• _TASK OBJECTIVE_: From the listing, collect all lines containing the word "this".

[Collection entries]
^^^^^^^^^^^^^^^^

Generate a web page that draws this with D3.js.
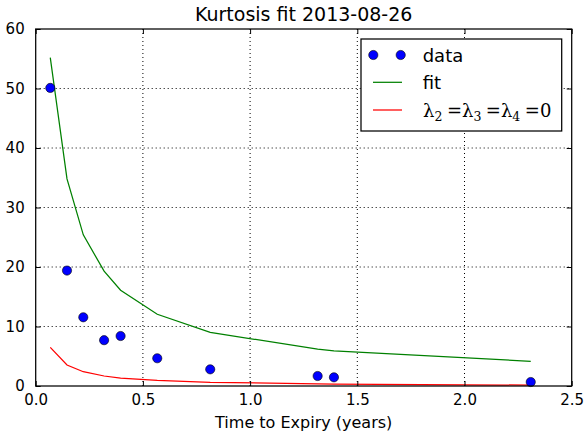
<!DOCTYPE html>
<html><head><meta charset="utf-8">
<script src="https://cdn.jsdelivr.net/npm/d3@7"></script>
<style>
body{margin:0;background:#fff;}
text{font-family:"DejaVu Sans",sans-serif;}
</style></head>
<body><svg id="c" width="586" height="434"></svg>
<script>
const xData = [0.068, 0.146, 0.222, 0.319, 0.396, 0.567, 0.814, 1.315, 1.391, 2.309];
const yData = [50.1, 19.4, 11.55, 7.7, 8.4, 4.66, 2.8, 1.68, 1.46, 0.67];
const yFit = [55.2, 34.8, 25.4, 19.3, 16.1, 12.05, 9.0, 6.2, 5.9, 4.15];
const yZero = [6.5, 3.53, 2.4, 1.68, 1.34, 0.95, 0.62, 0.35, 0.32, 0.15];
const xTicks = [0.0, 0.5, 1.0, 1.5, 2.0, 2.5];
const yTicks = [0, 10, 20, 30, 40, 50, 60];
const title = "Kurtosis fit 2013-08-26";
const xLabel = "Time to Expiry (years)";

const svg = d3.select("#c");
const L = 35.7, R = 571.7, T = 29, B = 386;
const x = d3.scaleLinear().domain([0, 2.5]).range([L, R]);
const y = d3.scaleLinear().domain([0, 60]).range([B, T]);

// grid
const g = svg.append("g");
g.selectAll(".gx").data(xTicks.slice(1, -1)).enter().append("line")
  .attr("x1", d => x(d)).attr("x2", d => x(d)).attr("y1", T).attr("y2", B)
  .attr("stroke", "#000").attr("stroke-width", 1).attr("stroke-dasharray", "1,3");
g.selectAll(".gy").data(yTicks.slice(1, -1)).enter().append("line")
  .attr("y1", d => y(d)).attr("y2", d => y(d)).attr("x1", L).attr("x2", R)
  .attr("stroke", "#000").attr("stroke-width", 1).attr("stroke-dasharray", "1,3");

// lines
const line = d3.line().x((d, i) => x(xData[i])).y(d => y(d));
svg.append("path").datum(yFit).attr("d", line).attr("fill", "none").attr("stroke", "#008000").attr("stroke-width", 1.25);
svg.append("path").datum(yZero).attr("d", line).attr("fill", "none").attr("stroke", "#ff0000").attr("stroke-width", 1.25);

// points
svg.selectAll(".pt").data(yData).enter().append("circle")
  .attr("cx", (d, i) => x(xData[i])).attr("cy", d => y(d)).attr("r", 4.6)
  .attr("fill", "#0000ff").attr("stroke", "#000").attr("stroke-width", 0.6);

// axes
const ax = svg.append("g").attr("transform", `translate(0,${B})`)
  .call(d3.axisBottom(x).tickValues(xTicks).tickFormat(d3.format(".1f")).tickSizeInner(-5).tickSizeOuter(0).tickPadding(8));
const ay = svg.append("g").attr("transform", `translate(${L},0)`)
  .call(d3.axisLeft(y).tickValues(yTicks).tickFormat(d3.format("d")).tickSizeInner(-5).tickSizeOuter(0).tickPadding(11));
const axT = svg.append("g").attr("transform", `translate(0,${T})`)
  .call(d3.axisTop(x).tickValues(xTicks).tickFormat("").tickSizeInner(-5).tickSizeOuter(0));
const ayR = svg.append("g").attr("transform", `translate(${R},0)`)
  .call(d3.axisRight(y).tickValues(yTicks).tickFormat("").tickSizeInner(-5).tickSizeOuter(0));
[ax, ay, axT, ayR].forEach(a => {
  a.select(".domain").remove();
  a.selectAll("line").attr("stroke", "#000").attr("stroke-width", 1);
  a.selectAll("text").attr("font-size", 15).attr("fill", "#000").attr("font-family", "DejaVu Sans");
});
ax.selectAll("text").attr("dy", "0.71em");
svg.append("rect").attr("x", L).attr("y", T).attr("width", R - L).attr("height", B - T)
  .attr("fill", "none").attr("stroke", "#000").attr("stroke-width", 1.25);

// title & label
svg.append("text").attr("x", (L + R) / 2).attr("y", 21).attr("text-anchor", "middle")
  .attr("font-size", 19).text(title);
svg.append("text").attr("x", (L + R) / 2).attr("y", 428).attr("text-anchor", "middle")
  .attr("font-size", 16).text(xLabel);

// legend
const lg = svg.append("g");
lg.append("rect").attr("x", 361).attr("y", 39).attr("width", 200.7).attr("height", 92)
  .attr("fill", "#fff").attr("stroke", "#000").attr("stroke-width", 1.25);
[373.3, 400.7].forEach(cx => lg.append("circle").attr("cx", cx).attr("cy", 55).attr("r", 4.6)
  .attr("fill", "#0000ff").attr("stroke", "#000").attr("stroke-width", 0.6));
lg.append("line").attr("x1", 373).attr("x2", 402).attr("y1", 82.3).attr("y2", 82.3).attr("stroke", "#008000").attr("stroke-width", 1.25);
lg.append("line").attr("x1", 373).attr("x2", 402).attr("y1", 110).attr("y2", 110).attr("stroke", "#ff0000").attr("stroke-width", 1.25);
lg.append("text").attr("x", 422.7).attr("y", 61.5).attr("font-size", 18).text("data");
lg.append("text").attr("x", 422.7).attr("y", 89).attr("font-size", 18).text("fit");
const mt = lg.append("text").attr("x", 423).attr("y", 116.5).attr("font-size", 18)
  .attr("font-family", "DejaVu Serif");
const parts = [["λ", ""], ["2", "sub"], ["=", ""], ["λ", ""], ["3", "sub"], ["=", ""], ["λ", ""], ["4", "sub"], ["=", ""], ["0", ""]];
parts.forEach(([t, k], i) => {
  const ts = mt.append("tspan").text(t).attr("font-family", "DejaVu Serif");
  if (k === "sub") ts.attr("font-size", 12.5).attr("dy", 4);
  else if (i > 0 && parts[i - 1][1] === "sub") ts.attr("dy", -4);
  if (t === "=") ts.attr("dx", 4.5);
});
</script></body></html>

^^^^^^^^^^^^^^^^

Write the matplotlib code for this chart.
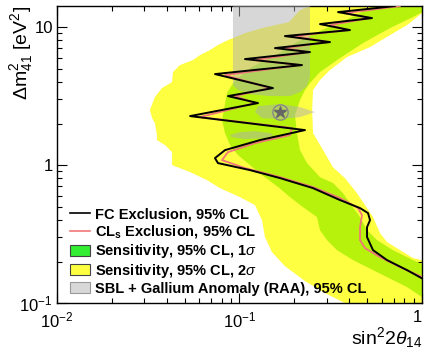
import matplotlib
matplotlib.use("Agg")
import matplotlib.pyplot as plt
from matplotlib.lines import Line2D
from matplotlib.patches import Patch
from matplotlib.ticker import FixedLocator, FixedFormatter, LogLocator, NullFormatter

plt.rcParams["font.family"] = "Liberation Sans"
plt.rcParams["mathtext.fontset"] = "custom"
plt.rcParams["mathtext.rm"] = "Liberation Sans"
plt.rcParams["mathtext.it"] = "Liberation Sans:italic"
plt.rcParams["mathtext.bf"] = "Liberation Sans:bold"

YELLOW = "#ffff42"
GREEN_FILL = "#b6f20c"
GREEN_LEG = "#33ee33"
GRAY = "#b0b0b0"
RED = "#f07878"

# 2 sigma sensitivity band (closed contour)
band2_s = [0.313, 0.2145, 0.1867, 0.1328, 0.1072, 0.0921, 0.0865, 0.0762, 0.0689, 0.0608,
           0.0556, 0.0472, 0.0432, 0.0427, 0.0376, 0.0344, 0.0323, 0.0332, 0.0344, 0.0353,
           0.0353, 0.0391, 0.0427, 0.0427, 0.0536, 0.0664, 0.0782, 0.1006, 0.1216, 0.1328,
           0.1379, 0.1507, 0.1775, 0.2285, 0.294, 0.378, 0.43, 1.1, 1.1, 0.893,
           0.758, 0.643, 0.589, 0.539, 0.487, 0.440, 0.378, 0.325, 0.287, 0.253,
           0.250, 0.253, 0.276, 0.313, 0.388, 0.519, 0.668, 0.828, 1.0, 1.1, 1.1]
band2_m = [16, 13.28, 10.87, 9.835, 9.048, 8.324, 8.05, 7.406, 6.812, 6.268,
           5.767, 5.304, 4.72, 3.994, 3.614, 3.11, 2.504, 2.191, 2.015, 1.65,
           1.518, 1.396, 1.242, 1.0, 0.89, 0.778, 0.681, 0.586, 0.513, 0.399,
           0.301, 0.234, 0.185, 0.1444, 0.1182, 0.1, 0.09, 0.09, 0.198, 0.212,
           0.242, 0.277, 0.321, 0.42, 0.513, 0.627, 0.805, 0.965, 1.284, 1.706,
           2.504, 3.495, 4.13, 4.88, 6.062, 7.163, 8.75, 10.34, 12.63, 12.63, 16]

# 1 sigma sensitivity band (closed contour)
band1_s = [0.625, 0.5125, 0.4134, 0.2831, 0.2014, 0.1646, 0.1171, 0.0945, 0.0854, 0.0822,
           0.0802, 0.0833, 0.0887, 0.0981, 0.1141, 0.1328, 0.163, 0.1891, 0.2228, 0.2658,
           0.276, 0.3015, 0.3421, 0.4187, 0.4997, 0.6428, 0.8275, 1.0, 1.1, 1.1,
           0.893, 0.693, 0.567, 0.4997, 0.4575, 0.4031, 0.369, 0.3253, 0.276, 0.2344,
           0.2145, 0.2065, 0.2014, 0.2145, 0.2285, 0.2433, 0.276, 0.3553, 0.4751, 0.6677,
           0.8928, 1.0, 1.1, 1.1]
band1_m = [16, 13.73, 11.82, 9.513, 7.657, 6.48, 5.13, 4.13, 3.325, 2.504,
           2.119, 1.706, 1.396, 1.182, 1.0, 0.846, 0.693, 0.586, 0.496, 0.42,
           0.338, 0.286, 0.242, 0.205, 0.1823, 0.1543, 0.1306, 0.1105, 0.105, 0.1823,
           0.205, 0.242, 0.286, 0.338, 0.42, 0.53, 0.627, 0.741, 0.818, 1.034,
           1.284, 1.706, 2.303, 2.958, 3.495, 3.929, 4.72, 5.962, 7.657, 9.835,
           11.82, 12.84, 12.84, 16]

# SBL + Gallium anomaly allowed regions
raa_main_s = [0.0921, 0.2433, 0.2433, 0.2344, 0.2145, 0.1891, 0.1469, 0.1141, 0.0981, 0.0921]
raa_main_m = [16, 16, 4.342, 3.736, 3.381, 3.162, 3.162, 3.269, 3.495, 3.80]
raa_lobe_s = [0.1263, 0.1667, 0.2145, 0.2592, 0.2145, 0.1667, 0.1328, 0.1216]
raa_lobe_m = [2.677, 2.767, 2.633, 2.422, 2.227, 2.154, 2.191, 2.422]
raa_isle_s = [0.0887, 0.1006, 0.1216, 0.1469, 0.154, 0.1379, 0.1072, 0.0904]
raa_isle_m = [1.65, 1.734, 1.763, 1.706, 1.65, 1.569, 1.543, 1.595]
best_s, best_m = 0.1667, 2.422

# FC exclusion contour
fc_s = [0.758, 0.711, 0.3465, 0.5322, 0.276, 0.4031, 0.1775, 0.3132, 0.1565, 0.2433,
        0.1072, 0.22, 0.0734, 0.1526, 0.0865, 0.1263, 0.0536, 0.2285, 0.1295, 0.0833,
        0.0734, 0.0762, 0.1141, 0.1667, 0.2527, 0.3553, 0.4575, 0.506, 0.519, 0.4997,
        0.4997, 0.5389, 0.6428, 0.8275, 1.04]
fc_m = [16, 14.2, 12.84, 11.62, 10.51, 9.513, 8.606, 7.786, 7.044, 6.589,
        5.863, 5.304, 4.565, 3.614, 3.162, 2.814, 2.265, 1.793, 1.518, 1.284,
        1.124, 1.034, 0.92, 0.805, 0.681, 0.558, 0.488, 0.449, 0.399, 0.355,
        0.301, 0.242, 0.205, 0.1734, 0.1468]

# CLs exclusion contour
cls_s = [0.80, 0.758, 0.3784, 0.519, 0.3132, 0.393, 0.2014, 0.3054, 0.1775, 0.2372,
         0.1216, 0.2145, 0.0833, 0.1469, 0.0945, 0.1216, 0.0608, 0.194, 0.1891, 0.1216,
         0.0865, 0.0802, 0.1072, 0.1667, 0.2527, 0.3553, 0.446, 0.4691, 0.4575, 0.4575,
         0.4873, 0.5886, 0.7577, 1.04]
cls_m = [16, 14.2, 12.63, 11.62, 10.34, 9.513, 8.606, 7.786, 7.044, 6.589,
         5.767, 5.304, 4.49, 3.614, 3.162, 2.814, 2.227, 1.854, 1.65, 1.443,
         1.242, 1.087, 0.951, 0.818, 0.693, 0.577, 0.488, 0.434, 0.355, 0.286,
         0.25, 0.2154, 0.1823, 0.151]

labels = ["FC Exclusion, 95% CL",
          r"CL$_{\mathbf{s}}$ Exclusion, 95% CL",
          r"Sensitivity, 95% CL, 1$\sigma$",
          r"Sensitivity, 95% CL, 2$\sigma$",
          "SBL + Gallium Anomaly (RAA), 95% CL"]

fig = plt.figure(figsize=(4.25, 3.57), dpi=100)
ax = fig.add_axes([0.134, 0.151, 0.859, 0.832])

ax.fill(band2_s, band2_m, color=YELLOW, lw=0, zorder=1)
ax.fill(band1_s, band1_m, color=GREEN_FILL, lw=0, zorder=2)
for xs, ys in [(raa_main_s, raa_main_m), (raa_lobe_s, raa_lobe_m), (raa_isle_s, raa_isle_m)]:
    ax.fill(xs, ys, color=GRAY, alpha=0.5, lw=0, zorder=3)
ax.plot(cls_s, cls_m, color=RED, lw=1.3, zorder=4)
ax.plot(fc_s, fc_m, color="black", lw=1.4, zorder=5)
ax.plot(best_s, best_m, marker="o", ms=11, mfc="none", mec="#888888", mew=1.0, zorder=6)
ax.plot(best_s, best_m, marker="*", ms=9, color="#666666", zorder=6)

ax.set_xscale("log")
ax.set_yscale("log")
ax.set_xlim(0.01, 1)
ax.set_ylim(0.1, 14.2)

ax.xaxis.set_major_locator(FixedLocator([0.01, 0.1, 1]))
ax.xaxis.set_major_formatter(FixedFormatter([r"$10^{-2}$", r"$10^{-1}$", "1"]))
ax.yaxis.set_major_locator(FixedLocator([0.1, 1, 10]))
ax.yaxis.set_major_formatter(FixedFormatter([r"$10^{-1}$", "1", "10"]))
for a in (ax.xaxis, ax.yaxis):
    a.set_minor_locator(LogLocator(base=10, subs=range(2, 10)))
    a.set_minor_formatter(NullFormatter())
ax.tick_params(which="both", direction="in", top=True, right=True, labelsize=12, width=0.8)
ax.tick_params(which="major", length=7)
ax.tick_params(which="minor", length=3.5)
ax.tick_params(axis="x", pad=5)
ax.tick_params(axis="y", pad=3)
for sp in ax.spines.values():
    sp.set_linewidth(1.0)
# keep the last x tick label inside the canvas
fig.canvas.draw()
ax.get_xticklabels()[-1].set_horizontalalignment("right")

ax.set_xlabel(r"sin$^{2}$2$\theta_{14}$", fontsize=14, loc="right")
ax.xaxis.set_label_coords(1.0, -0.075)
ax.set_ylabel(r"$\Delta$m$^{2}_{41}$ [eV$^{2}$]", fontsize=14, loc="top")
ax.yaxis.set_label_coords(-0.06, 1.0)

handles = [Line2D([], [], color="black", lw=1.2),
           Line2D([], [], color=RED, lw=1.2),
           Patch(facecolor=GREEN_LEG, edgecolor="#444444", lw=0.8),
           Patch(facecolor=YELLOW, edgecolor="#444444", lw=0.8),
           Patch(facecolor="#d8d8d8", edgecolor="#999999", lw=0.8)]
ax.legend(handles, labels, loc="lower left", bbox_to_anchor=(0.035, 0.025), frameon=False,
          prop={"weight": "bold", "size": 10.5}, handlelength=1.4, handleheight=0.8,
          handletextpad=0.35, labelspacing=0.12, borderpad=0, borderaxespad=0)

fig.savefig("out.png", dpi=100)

^^^^^^^^^^^^^^^^

• _FULL SOLUTION_:
Generate a web page that draws this with D3.js.
Write the matplotlib code for this chart.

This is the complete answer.